-- BEGIN Information given --

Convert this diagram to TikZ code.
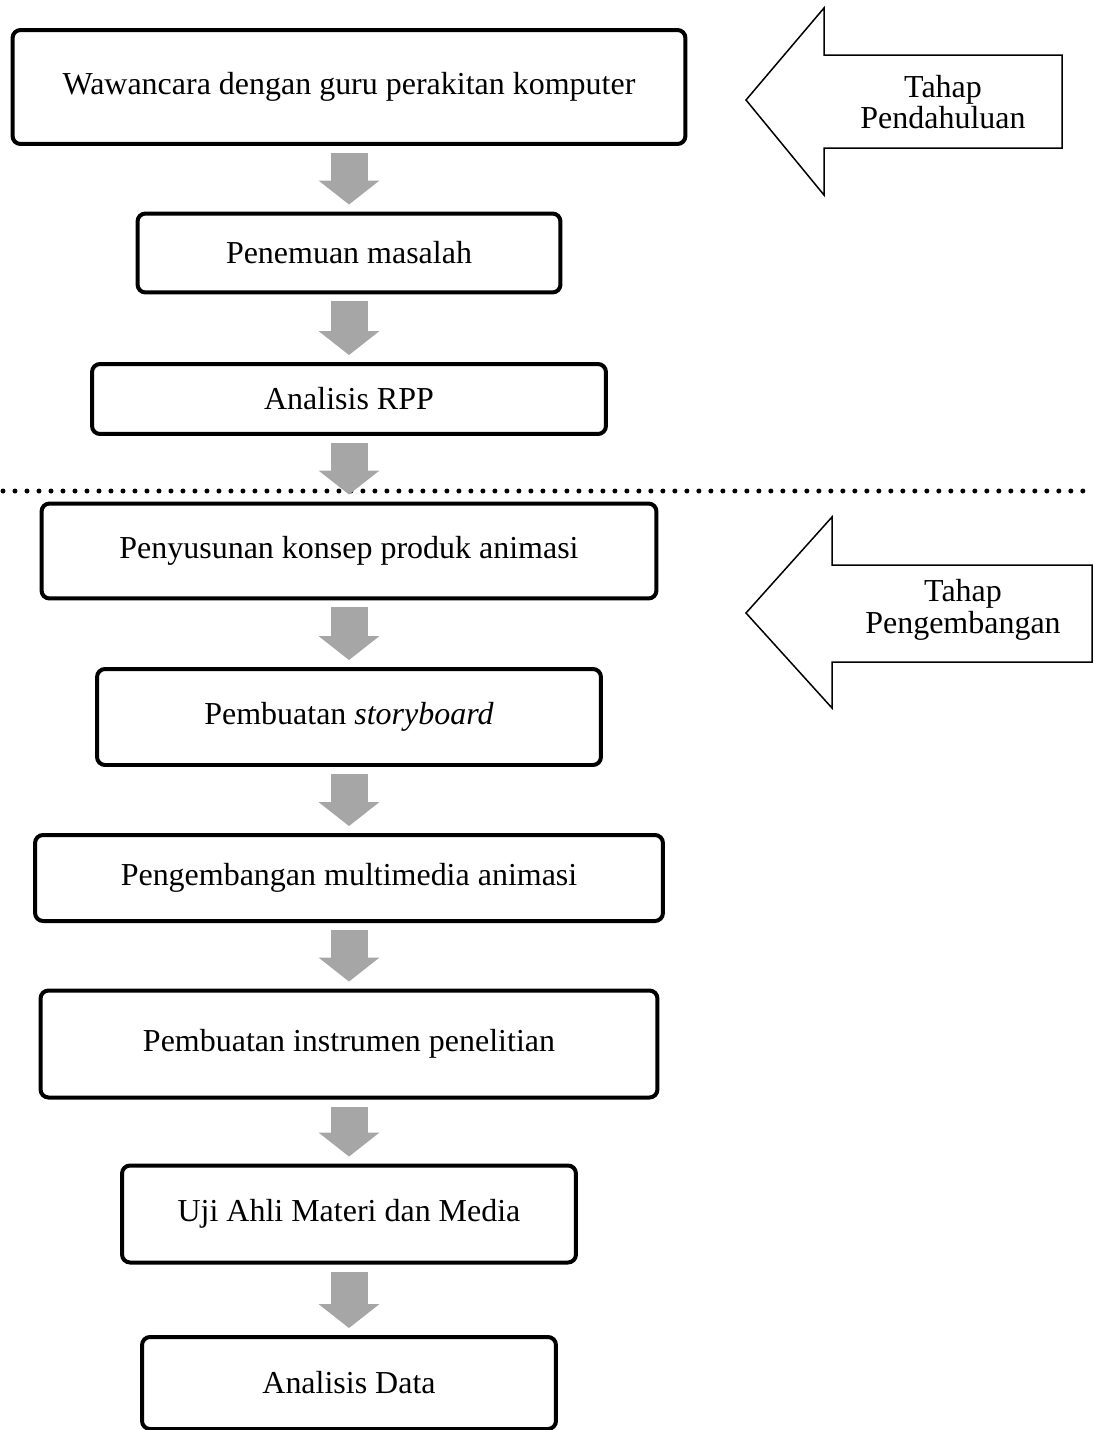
\documentclass[tikz,border=0pt]{standalone}
\usepackage{fontspec}
\setmainfont{Liberation Serif}
\usetikzlibrary{arrows.meta}
\definecolor{arrowgray}{RGB}{166,166,166}

\begin{document}
\begin{tikzpicture}[x=0.02cm, y=-0.02cm,
    box/.style={draw, line width=0.08cm, rounded corners=0.16cm, align=center, font=\fontsize{18.2}{18}\selectfont},
    flow/.style={arrowgray, line width=0.74cm, -{Triangle[length=0.48cm, width=1.22cm, line width=0pt]}, shorten <=0.14cm, shorten >=0.14cm},
    phase/.style={draw, line width=0.03cm, line join=miter},
    phasetext/.style={align=center, font=\fontsize{18.2}{18}\selectfont}]
    % Bingkai
    \useasboundingbox (0,0) rectangle (1094,1430);

    % Tahap pendahuluan
    \node[box, minimum width=13.46cm, minimum height=2.28cm] (wawancara) at (349,87) {Wawancara dengan guru perakitan komputer};
    \node[box, minimum width=8.46cm, minimum height=1.58cm] (masalah) at (349,253) {Penemuan masalah};
    \node[box, minimum width=10.28cm, minimum height=1.40cm] (rpp) at (349,399) {Analisis RPP};

    % Garis pemisah
    \draw[line width=0.1cm, line cap=round, dash pattern=on 0pt off 0.24cm] (3,491) -- (1094,491);

    % Tahap pengembangan
    \node[box, minimum width=12.30cm, minimum height=1.90cm] (konsep) at (349,551) {Penyusunan konsep produk animasi};
    \node[box, minimum width=10.08cm, minimum height=1.92cm] (storyboard) at (349,717) {Pembuatan \textit{storyboard}};
    \node[box, minimum width=12.56cm, minimum height=1.72cm] (multimedia) at (349,878) {Pengembangan multimedia animasi};
    \node[box, minimum width=12.34cm, minimum height=2.14cm] (instrumen) at (349,1044) {Pembuatan instrumen penelitian};
    \node[box, minimum width=9.08cm, minimum height=1.94cm] (ujiahli) at (349,1214) {Uji Ahli Materi dan Media};
    \node[box, minimum width=8.28cm, minimum height=1.84cm] (analisis) at (349,1383) {Analisis Data};

    % Panah alur
    \draw[flow] (wawancara) -- (masalah);
    \draw[flow] (masalah) -- (rpp);
    \draw[flow] (rpp) -- (konsep);
    \draw[flow] (konsep) -- (storyboard);
    \draw[flow] (storyboard) -- (multimedia);
    \draw[flow] (multimedia) -- (instrumen);
    \draw[flow] (instrumen) -- (ujiahli);
    \draw[flow] (ujiahli) -- (analisis);

    % Panah tahap
    \draw[phase] (746,100) -- (824,8) -- (824,55) -- (1062,55) -- (1062,148) -- (824,148) -- (824,195) -- cycle;
    \node[phasetext] (pendahuluan) at (943,102) {Tahap\\Pendahuluan};
    \draw[phase] (746,613) -- (832,517) -- (832,565) -- (1092,565) -- (1092,662) -- (832,662) -- (832,708) -- cycle;
    \node[phasetext] (pengembangan) at (963,610) {Tahap\\Pengembangan};
\end{tikzpicture}
\end{document}
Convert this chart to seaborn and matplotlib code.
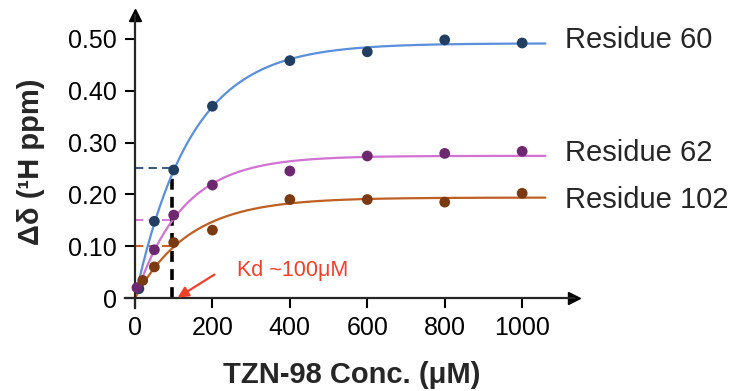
import numpy as np
import pandas as pd
import matplotlib
matplotlib.use("Agg")
import matplotlib.pyplot as plt
import seaborn as sns

# values
conc_60 = [10, 50, 100, 200, 400, 600, 800, 1000]
shift_60 = [0.018, 0.148, 0.247, 0.370, 0.458, 0.475, 0.498, 0.492]
conc_62 = [5, 50, 100, 200, 400, 600, 800, 1000]
shift_62 = [0.020, 0.093, 0.160, 0.218, 0.245, 0.274, 0.279, 0.283]
conc_102 = [20, 50, 100, 200, 400, 600, 800, 1000]
shift_102 = [0.034, 0.060, 0.107, 0.131, 0.190, 0.190, 0.185, 0.202]
residues = ["Residue 60", "Residue 62", "Residue 102"]
half_levels = [0.25, 0.15, 0.10]
label_y = [0.497, 0.279, 0.189]
kd = 95
xticks = [0, 200, 400, 600, 800, 1000]
yticks = [0, 0.1, 0.2, 0.3, 0.4, 0.5]
ytick_labels = ["0", "0.10", "0.20", "0.30", "0.40", "0.50"]

line_cols = ["#5a8fdc", "#d272d2", "#bf5f22"]
dot_cols = ["#223f62", "#6e2870", "#7b3a12"]
dash_cols = ["#3b5f80", "#d67fd6", "#c8642a"]
red = "#f2412b"


def fit_curve(x, y):
    # one-site saturation fit, grid over the rate, least squares for the plateau
    x = np.asarray(x, float)
    y = np.asarray(y, float)
    best = None
    for k in np.linspace(30, 400, 741):
        f = 1 - np.exp(-x / k)
        b = (f @ y) / (f @ f)
        err = ((b * f - y) ** 2).sum()
        if best is None or err < best[0]:
            best = (err, b, k)
    return best[1], best[2]


points = pd.concat([
    pd.DataFrame({"conc": c, "shift": s, "residue": r})
    for c, s, r in zip([conc_60, conc_62, conc_102], [shift_60, shift_62, shift_102], residues)
])

xs = np.linspace(0, 1060, 300)
curves = []
for r in residues:
    sub = points[points.residue == r]
    b, k = fit_curve(sub["conc"], sub["shift"])
    curves.append(pd.DataFrame({"conc": xs, "shift": b * (1 - np.exp(-xs / k)), "residue": r}))
curves = pd.concat(curves)

sns.set_style("ticks")
plt.rcParams["font.family"] = ["Liberation Sans", "DejaVu Sans"]

fig = plt.figure(figsize=(7.35, 3.91), dpi=100)
ax = fig.add_axes([0.1705, 0.2113, 0.6105, 0.7503])

sns.lineplot(data=curves, x="conc", y="shift", hue="residue", palette=line_cols,
             legend=False, lw=1.6, ax=ax, zorder=2)
sns.scatterplot(data=points, x="conc", y="shift", hue="residue", palette=dot_cols,
                legend=False, s=60, edgecolor="none", ax=ax, zorder=3)

# half-saturation guides
for lvl, c in zip(half_levels, dash_cols):
    ax.plot([0, kd], [lvl, lvl], ls=(0, (4, 2.5)), color=c, lw=1.5, zorder=1)
ax.plot([kd, kd], [0, half_levels[0]], ls=(0, (3, 2)), color="black", lw=2.6, zorder=1)

for r, yv in zip(residues, label_y):
    ax.text(1111, yv, r, fontsize=21, va="center", ha="left")

ax.text(263, 0.053, "Kd ~100μM", color=red, fontsize=15.5, va="center", ha="left")
ax.annotate("", xy=(104, -0.002), xytext=(211, 0.048),
            arrowprops=dict(arrowstyle="-|>", color=red, lw=1.6, mutation_scale=16))

ax.set_xlim(-25, 1134)
ax.set_ylim(-0.02, 0.546)
ax.spines["left"].set_position(("data", 0))
ax.spines["bottom"].set_position(("data", 0))
ax.spines["right"].set_visible(False)
ax.spines["top"].set_visible(False)
for s in ["left", "bottom"]:
    ax.spines[s].set_linewidth(1.6)
ax.plot(1, 0, ">k", ms=8, transform=ax.get_yaxis_transform(), clip_on=False)
ax.plot(0, 1, "^k", ms=8, transform=ax.get_xaxis_transform(), clip_on=False)

ax.set_xticks(xticks)
ax.set_yticks(yticks)
ax.set_yticklabels(ytick_labels)
ax.tick_params(axis="both", labelsize=18, direction="out", width=1.5, length=7, pad=6,
               color="black", labelcolor="black")

ax.set_xlabel("TZN-98 Conc. (μM)", fontsize=21, fontweight="bold", va="center")
ax.xaxis.set_label_coords(0.505, -0.228)
ax.set_ylabel("Δδ (¹H ppm)", fontsize=21, fontweight="bold", va="center")
ax.yaxis.set_label_coords(-0.21, 0.5)

fig.savefig("out.png", dpi=100)
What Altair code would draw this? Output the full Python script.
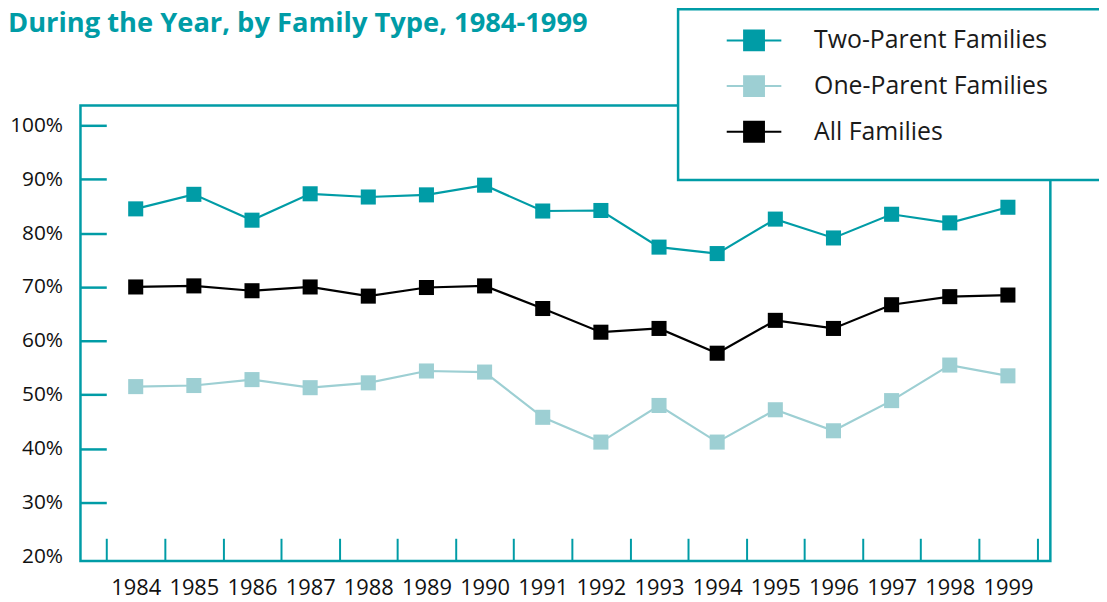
import altair as alt
import pandas as pd

# ---------------- data ----------------
years = list(range(1984, 2000))
two_parent = [84.5, 87.2, 82.4, 87.3, 86.7, 87.1, 88.9, 84.1, 84.2, 77.4, 76.2, 82.6, 79.1, 83.5, 81.9, 84.8]
one_parent = [51.5, 51.7, 52.8, 51.3, 52.2, 54.4, 54.2, 45.8, 41.2, 48.0, 41.2, 47.2, 43.3, 48.9, 55.5, 53.5]
all_families = [70.0, 70.2, 69.3, 70.0, 68.3, 69.9, 70.2, 66.0, 61.6, 62.3, 57.7, 63.8, 62.3, 66.7, 68.2, 68.5]
series_names = ["Two-Parent Families", "One-Parent Families", "All Families"]
series_colors = ["#009ca6", "#9dcfd3", "#000000"]
y_ticks = [20, 30, 40, 50, 60, 70, 80, 90, 100]
title_text = "During the Year, by Family Type, 1984-1999"

teal = "#009ca6"
font = "Open Sans"

rows = []
for name, vals in zip(series_names, [two_parent, one_parent, all_families]):
    for yr, v in zip(years, vals):
        rows.append({"year": yr, "value": v, "series": name})
df = pd.DataFrame(rows)

# tick marks sit on the boundaries between years
tick_bounds = [yr - 0.5 for yr in years] + [years[-1] + 0.5]

x = alt.X(
    "year:Q",
    scale=alt.Scale(domain=[1983.05, 1999.73], nice=False, zero=False),
    axis=alt.Axis(
        values=tick_bounds,
        labelExpr="datum.value < 1999 ? toString(datum.value + 0.5) : ''",
        labelOffset=29.3,
        offset=-23,
        tickSize=23,
        tickColor=teal,
        tickWidth=2,
        domain=False,
        grid=False,
        labelFlush=False,
        labelOverlap=False,
        labelPadding=17,
        labelFont=font,
        labelFontSize=22,
        labelColor="#111111",
        title=None,
    ),
)

y = alt.Y(
    "value:Q",
    scale=alt.Scale(domain=[19.1, 103.7], nice=False, zero=False),
    axis=alt.Axis(
        values=y_ticks,
        labelExpr="datum.value + '%'",
        offset=-26,
        tickSize=26,
        tickColor=teal,
        tickWidth=2.5,
        tickOpacity={"condition": {"test": "datum.value == 20", "value": 0}, "value": 1},
        domain=False,
        grid=False,
        labelPadding=18,
        labelFont=font,
        labelFontSize=21,
        labelColor="#111111",
        title=None,
    ),
)

# the legend title is an invisible spacer that widens the legend box
legend = alt.Legend(
    title="0" * 69,
    titleOpacity=0,
    titleOrient="bottom",
    titleFontSize=10,
    titlePadding=5,
    titleLimit=1000,
    titleFont=font,
    orient="none",
    legendX=602,
    legendY=-97,
    direction="vertical",
    fillColor="white",
    strokeColor=teal,
    padding=19,
    rowPadding=17,
    symbolType="M-2.5,0H2.5M-0.91,-0.91H0.91V0.91H-0.91Z",
    symbolSize=484,
    symbolStrokeWidth=2,
    symbolOffset=45,
    symbolOpacity=1,
    symbolFillColor={"expr": "scale('color', datum.value)"},
    symbolStrokeColor={"expr": "scale('color', datum.value)"},
    labelOffset=48,
    labelFont=font,
    labelFontSize=25,
    labelColor="#1a1a1a",
    labelLimit=600,
)

color = alt.Color(
    "series:N",
    scale=alt.Scale(domain=series_names, range=series_colors),
    sort=series_names,
    legend=legend,
)

chart = (
    alt.Chart(df)
    .mark_line(
        strokeWidth=2.2,
        point=alt.OverlayMarkDef(shape="square", filled=True, size=230, opacity=1),
    )
    .encode(x=x, y=y, color=color)
    .properties(
        width=977,
        height=459,
        autosize=alt.AutoSizeParams(type="none"),
        padding={"left": 73, "top": 96, "right": 49, "bottom": 37},
        title=alt.TitleParams(
            text=title_text,
            anchor="start",
            frame="group",
            orient="top",
            offset=0,
            dx=-73,
            dy=52,
            baseline="alphabetic",
            font=font,
            fontSize=27.5,
            fontWeight="bold",
            color=teal,
        ),
    )
    .configure_view(stroke=teal, strokeWidth=2.5)
    .configure_legend(strokeWidth=2.5)
)

chart.save("out.html", embed_options={"renderer": "svg", "actions": False})
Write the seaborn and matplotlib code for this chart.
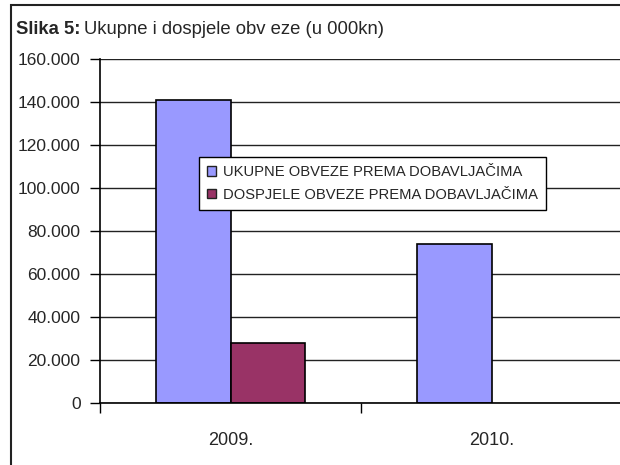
import numpy as np
import pandas as pd
import matplotlib
matplotlib.use("Agg")
import matplotlib.pyplot as plt
import seaborn as sns
from matplotlib.patches import Rectangle
from matplotlib.ticker import FuncFormatter, MultipleLocator

# podaci (u 000 kn)
godine = ["2009.", "2010."]
serije = ["UKUPNE OBVEZE PREMA DOBAVLJAČIMA", "DOSPJELE OBVEZE PREMA DOBAVLJAČIMA"]
ukupne = [141000, 74000]
dospjele = [28000, np.nan]
boje = ["#9999FF", "#993366"]

sns.set_style("white")
plt.rcParams['font.family'] = ['Liberation Sans', 'DejaVu Sans']

df = pd.DataFrame({
    "godina": godine * 2,
    "serija": [serije[0]] * 2 + [serije[1]] * 2,
    "iznos": ukupne + dospjele,
})

fig = plt.figure(figsize=(6.2, 4.65), dpi=100)
ax = fig.add_axes([100 / 620, 1 - 403 / 465, 522 / 620, 344 / 465])

sns.barplot(data=df, x="godina", y="iznos", hue="serija", hue_order=serije,
            palette=boje, width=0.57, edgecolor="black", linewidth=1.2,
            saturation=1, ax=ax, errorbar=None)

ax.set_ylim(0, 160000)
ax.set_xlim(-0.5, 1.5)
ax.yaxis.set_major_locator(MultipleLocator(20000))
ax.yaxis.set_major_formatter(FuncFormatter(lambda v, p: "0" if v == 0 else f"{v/1000:.0f}.000"))
ax.grid(axis="y", color="#222222", linewidth=1)
ax.set_axisbelow(True)
ax.set_xlabel("")
ax.set_ylabel("")

for s in ["top", "right"]:
    ax.spines[s].set_visible(False)
for s in ["left", "bottom"]:
    ax.spines[s].set_color("black")
    ax.spines[s].set_linewidth(1.2)

ax.tick_params(axis="y", left=True, length=7, width=1, color="black", labelsize=12.5, pad=7)
ax.tick_params(axis="x", which="major", length=0, labelsize=13, pad=21)
ax.set_xticks([-0.5, 0.5, 1.5], minor=True)
ax.tick_params(axis="x", which="minor", bottom=True, length=7, width=1, color="black")

leg = ax.legend(loc="upper left", bbox_to_anchor=(0.19, 0.715), fontsize=10.6,
                frameon=True, fancybox=False, edgecolor="black", framealpha=1,
                handlelength=0.6, handleheight=0.6, handletextpad=0.45,
                borderpad=0.55, labelspacing=0.6, borderaxespad=0)
leg.get_frame().set_linewidth(1)
for h in leg.legend_handles:
    h.set_edgecolor("#222222")
    h.set_linewidth(1)

# okvir slike (lijevo i gore)
fig.add_artist(Rectangle((11 / 620, -0.1), 1.2, 1.1 - 5 / 465, transform=fig.transFigure,
                         fill=False, edgecolor="#222222", linewidth=1.5))

t1 = fig.text(16 / 620, 1 - 30 / 465, "Slika 5:", fontsize=13.3, fontweight="bold", va="center")
fig.canvas.draw()
bb = t1.get_window_extent()
fig.text(bb.x1 / 620 + 4 / 620, 1 - 30 / 465, "Ukupne i dospjele obv eze (u 000kn)", fontsize=13.3, va="center")

plt.savefig("out.png", dpi=100)
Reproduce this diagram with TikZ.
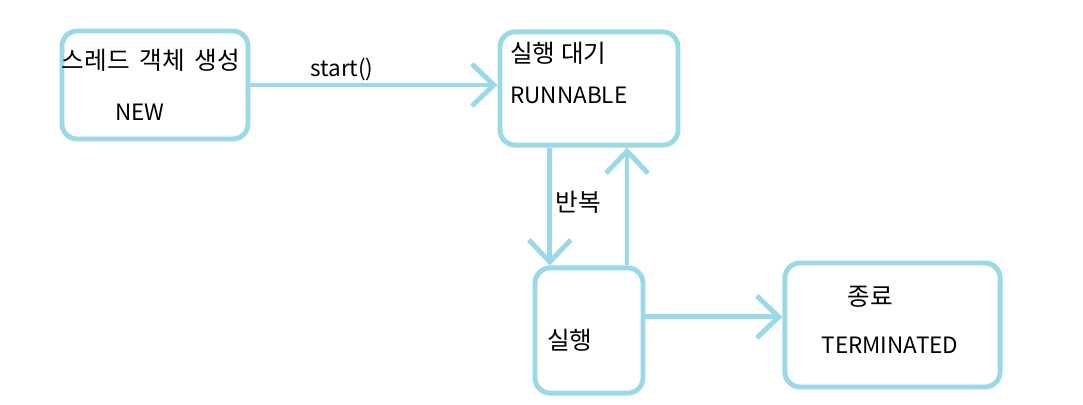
\documentclass[tikz,border=0pt]{standalone}
\usepackage{fontspec}
\setmainfont{Noto Sans CJK KR}
\usetikzlibrary{arrows.meta}
\definecolor{stateblue}{RGB}{155,216,232}

\begin{document}
\begin{tikzpicture}[
    x=0.025cm, y=-0.025cm,
    font=\fontsize{16}{19}\selectfont,
    state/.style={rectangle, rounded corners=0.38cm, draw=stateblue, line width=3.5pt, fill=white, inner sep=0pt},
    label/.style={inner sep=0pt, text=black},
    krlabel/.style={label, font=\fontsize{17.5}{20}\selectfont},
    arrow/.style={draw=stateblue, line width=3.5pt, -{Straight Barb[length=0.55cm, width=1.05cm, line cap=butt]}}
]
\useasboundingbox (0,0) rectangle (1083,405);

% --- Nodes ---
% State boxes
\node (new) at (155, 85) [state, minimum width=4.65cm, minimum height=2.7cm] {};
\node (runnable) at (589, 88.5) [state, minimum width=4.45cm, minimum height=2.83cm] {};
\node (running) at (589, 330.5) [state, minimum width=2.7cm, minimum height=3.13cm] {};
\node (terminated) at (892.5, 325) [state, minimum width=5.38cm, minimum height=3.1cm] {};

% Texts inside the boxes
\node (newkr) at (151, 60) [krlabel] {스레드\hspace{0.4em}객체\hspace{0.4em}생성};
\node (newen) at (140, 112) [label] {NEW};
\node (runnablekr) at (510, 53) [krlabel, anchor=west] {실행 대기};
\node (runnableen) at (510, 95) [label, anchor=west] {RUNNABLE};
\node (runningkr) at (547, 340) [krlabel, anchor=west] {실행};
\node (terminatedkr) at (870, 297) [krlabel] {종료};
\node (terminateden) at (890, 345) [label] {TERMINATED};

% Edge labels
\node (startlbl) at (342, 70) [label] {start()};
\node (looplbl) at (578, 202) [krlabel] {반복};

% --- Edges ---
\draw [arrow] (new.east) -- (new.east -| runnable.west);
\draw [arrow] ([xshift=-0.98cm]runnable.south) -- ([xshift=-0.98cm]runnable.south |- running.north);
\draw [arrow] ([xshift=0.95cm]running.north) -- ([xshift=0.95cm]running.north |- runnable.south);
\draw [arrow] ([yshift=0.34cm]running.east) -- ([yshift=0.34cm]running.east -| terminated.west);

\end{tikzpicture}
\end{document}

-- END Information given --

__Job__:
Give again, please, precisely the lines that begin the records and run through the line with "(3,491) -- (1094,491);" in it, keeping both end lines and dropping any pictures.

__Reply to the task__:
Convert this diagram to TikZ code.
\documentclass[tikz,border=0pt]{standalone}
\usepackage{fontspec}
\setmainfont{Liberation Serif}
\usetikzlibrary{arrows.meta}
\definecolor{arrowgray}{RGB}{166,166,166}

\begin{document}
\begin{tikzpicture}[x=0.02cm, y=-0.02cm,
    box/.style={draw, line width=0.08cm, rounded corners=0.16cm, align=center, font=\fontsize{18.2}{18}\selectfont},
    flow/.style={arrowgray, line width=0.74cm, -{Triangle[length=0.48cm, width=1.22cm, line width=0pt]}, shorten <=0.14cm, shorten >=0.14cm},
    phase/.style={draw, line width=0.03cm, line join=miter},
    phasetext/.style={align=center, font=\fontsize{18.2}{18}\selectfont}]
    % Bingkai
    \useasboundingbox (0,0) rectangle (1094,1430);

    % Tahap pendahuluan
    \node[box, minimum width=13.46cm, minimum height=2.28cm] (wawancara) at (349,87) {Wawancara dengan guru perakitan komputer};
    \node[box, minimum width=8.46cm, minimum height=1.58cm] (masalah) at (349,253) {Penemuan masalah};
    \node[box, minimum width=10.28cm, minimum height=1.40cm] (rpp) at (349,399) {Analisis RPP};

    % Garis pemisah
    \draw[line width=0.1cm, line cap=round, dash pattern=on 0pt off 0.24cm] (3,491) -- (1094,491);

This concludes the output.